▶ **Challenge**:
Retype only the lines from the one containing "Emit a Python" through the one containing "fig = plt.figure(figsize=(W", both included, word for word. Pictures stay out of the copy.

▶ **Stored rows**:

>>>

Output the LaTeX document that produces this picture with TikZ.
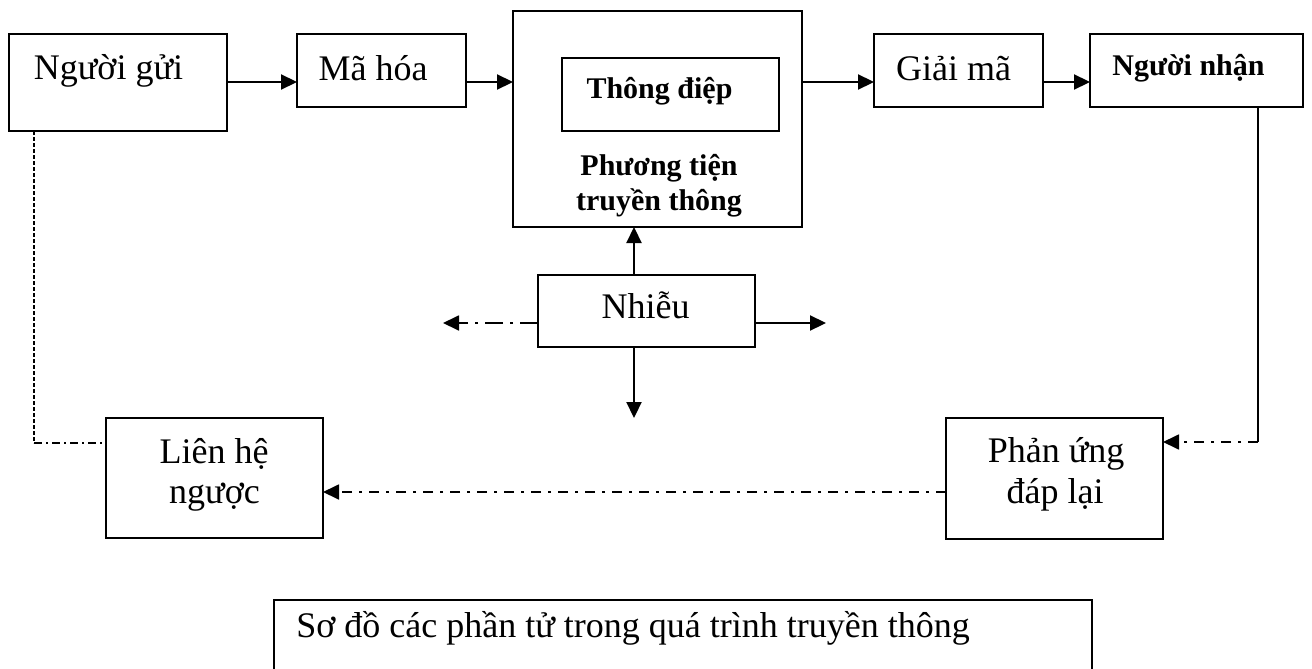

<<<
>>>

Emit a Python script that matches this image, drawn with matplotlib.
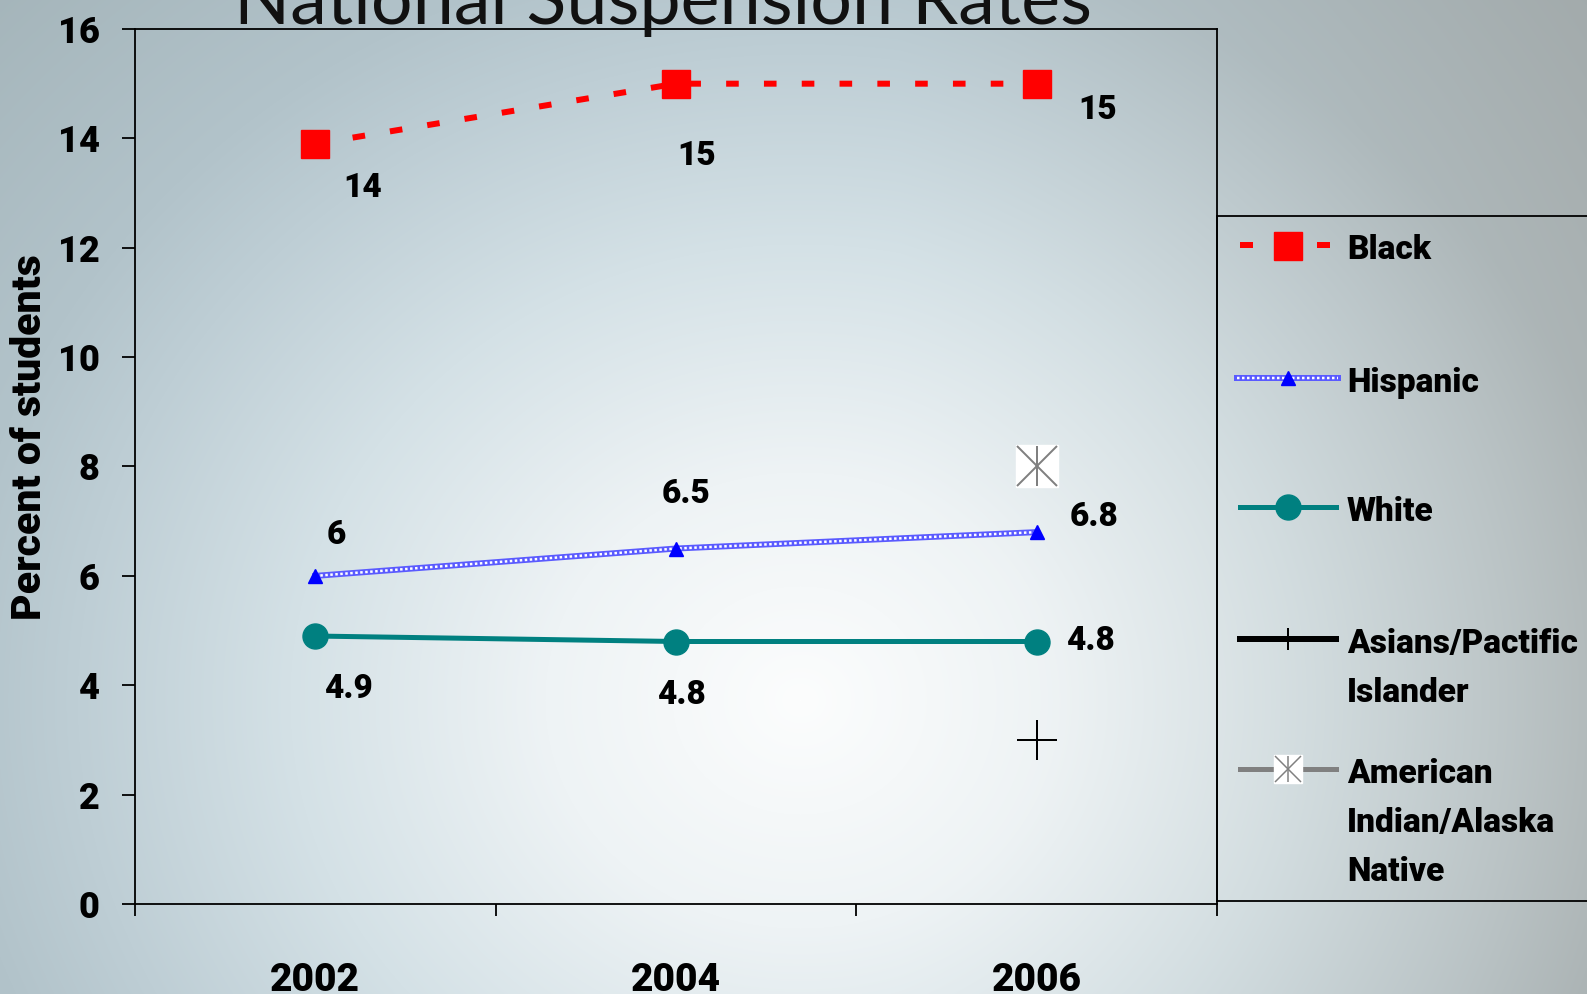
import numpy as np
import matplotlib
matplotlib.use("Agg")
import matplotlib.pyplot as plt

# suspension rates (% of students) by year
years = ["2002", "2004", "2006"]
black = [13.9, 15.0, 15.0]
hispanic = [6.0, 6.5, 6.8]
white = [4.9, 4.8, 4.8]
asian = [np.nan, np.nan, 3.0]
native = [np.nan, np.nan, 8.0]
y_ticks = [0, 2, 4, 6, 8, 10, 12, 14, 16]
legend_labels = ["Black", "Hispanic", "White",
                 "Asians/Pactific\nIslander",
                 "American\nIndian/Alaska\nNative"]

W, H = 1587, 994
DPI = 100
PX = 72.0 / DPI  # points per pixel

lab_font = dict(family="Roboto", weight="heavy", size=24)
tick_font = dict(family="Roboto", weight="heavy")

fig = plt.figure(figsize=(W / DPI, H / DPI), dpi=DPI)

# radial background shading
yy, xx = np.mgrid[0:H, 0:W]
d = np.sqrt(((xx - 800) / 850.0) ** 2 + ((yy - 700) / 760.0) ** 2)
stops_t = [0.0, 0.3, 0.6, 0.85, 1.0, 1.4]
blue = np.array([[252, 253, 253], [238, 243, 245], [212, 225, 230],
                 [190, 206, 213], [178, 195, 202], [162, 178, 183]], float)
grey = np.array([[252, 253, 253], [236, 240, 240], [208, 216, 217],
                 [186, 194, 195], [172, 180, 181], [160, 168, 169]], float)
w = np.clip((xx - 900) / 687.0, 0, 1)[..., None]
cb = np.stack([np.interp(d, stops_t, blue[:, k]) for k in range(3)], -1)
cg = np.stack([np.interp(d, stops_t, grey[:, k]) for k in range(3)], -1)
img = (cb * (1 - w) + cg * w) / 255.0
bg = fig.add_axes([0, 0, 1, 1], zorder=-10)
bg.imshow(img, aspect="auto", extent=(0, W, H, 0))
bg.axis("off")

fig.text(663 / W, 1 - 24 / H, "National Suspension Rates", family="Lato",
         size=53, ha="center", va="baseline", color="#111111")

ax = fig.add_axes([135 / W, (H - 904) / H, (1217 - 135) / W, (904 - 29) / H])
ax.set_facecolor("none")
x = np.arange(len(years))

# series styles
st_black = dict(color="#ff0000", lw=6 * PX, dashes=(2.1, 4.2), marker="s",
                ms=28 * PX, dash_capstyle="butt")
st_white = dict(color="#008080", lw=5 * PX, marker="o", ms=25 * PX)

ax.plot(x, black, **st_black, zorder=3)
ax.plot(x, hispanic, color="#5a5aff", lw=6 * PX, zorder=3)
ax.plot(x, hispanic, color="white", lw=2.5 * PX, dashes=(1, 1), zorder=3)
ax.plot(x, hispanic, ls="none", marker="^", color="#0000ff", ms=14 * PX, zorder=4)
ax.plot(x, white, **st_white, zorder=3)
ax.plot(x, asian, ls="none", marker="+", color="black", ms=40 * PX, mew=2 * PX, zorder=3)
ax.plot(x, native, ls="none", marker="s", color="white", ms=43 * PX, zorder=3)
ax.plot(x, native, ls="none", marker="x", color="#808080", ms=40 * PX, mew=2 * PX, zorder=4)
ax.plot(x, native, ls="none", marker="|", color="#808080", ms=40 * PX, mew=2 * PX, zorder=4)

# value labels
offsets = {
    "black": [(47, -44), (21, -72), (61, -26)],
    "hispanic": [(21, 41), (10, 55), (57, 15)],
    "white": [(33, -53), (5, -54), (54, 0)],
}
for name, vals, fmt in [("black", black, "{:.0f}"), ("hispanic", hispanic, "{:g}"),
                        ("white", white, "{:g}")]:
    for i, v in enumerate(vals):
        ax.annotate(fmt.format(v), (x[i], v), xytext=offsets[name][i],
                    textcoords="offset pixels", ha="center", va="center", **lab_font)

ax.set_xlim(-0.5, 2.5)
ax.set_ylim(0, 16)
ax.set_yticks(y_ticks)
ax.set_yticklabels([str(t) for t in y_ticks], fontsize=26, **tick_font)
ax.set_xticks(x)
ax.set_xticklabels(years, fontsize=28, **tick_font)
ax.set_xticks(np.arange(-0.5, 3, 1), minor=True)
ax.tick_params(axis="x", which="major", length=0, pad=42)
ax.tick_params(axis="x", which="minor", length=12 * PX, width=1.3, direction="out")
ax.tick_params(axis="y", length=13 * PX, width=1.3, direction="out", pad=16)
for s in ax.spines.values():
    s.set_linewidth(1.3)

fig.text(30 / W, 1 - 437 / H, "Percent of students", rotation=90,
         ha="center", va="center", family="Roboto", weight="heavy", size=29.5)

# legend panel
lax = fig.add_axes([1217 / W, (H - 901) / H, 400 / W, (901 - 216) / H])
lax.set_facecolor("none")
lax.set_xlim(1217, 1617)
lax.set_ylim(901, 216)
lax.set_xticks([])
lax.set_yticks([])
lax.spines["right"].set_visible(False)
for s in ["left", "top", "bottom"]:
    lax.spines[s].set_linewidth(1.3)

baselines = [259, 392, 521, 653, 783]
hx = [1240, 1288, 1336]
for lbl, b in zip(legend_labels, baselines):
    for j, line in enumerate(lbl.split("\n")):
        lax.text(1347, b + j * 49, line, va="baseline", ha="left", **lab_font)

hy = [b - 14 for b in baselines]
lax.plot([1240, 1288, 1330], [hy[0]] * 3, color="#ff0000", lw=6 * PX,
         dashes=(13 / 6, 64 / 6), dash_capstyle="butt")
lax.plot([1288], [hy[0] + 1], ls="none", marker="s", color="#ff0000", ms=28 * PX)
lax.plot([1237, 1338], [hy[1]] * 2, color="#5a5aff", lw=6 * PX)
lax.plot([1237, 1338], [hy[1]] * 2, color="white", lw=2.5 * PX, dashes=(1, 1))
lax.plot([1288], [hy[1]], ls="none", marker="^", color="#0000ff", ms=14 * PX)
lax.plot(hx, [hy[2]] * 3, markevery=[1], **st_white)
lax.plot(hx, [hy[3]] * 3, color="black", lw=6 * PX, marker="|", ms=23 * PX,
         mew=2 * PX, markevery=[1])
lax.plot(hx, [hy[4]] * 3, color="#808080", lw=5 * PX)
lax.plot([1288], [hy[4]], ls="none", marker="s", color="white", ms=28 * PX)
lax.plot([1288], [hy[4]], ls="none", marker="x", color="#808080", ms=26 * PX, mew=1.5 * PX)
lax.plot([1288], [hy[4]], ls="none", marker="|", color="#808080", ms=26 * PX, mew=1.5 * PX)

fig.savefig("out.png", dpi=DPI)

<<<

▶ **Response to this task**:
Emit a Python script that matches this image, drawn with matplotlib.
import numpy as np
import matplotlib
matplotlib.use("Agg")
import matplotlib.pyplot as plt

# suspension rates (% of students) by year
years = ["2002", "2004", "2006"]
black = [13.9, 15.0, 15.0]
hispanic = [6.0, 6.5, 6.8]
white = [4.9, 4.8, 4.8]
asian = [np.nan, np.nan, 3.0]
native = [np.nan, np.nan, 8.0]
y_ticks = [0, 2, 4, 6, 8, 10, 12, 14, 16]
legend_labels = ["Black", "Hispanic", "White",
                 "Asians/Pactific\nIslander",
                 "American\nIndian/Alaska\nNative"]

W, H = 1587, 994
DPI = 100
PX = 72.0 / DPI  # points per pixel

lab_font = dict(family="Roboto", weight="heavy", size=24)
tick_font = dict(family="Roboto", weight="heavy")

fig = plt.figure(figsize=(W / DPI, H / DPI), dpi=DPI)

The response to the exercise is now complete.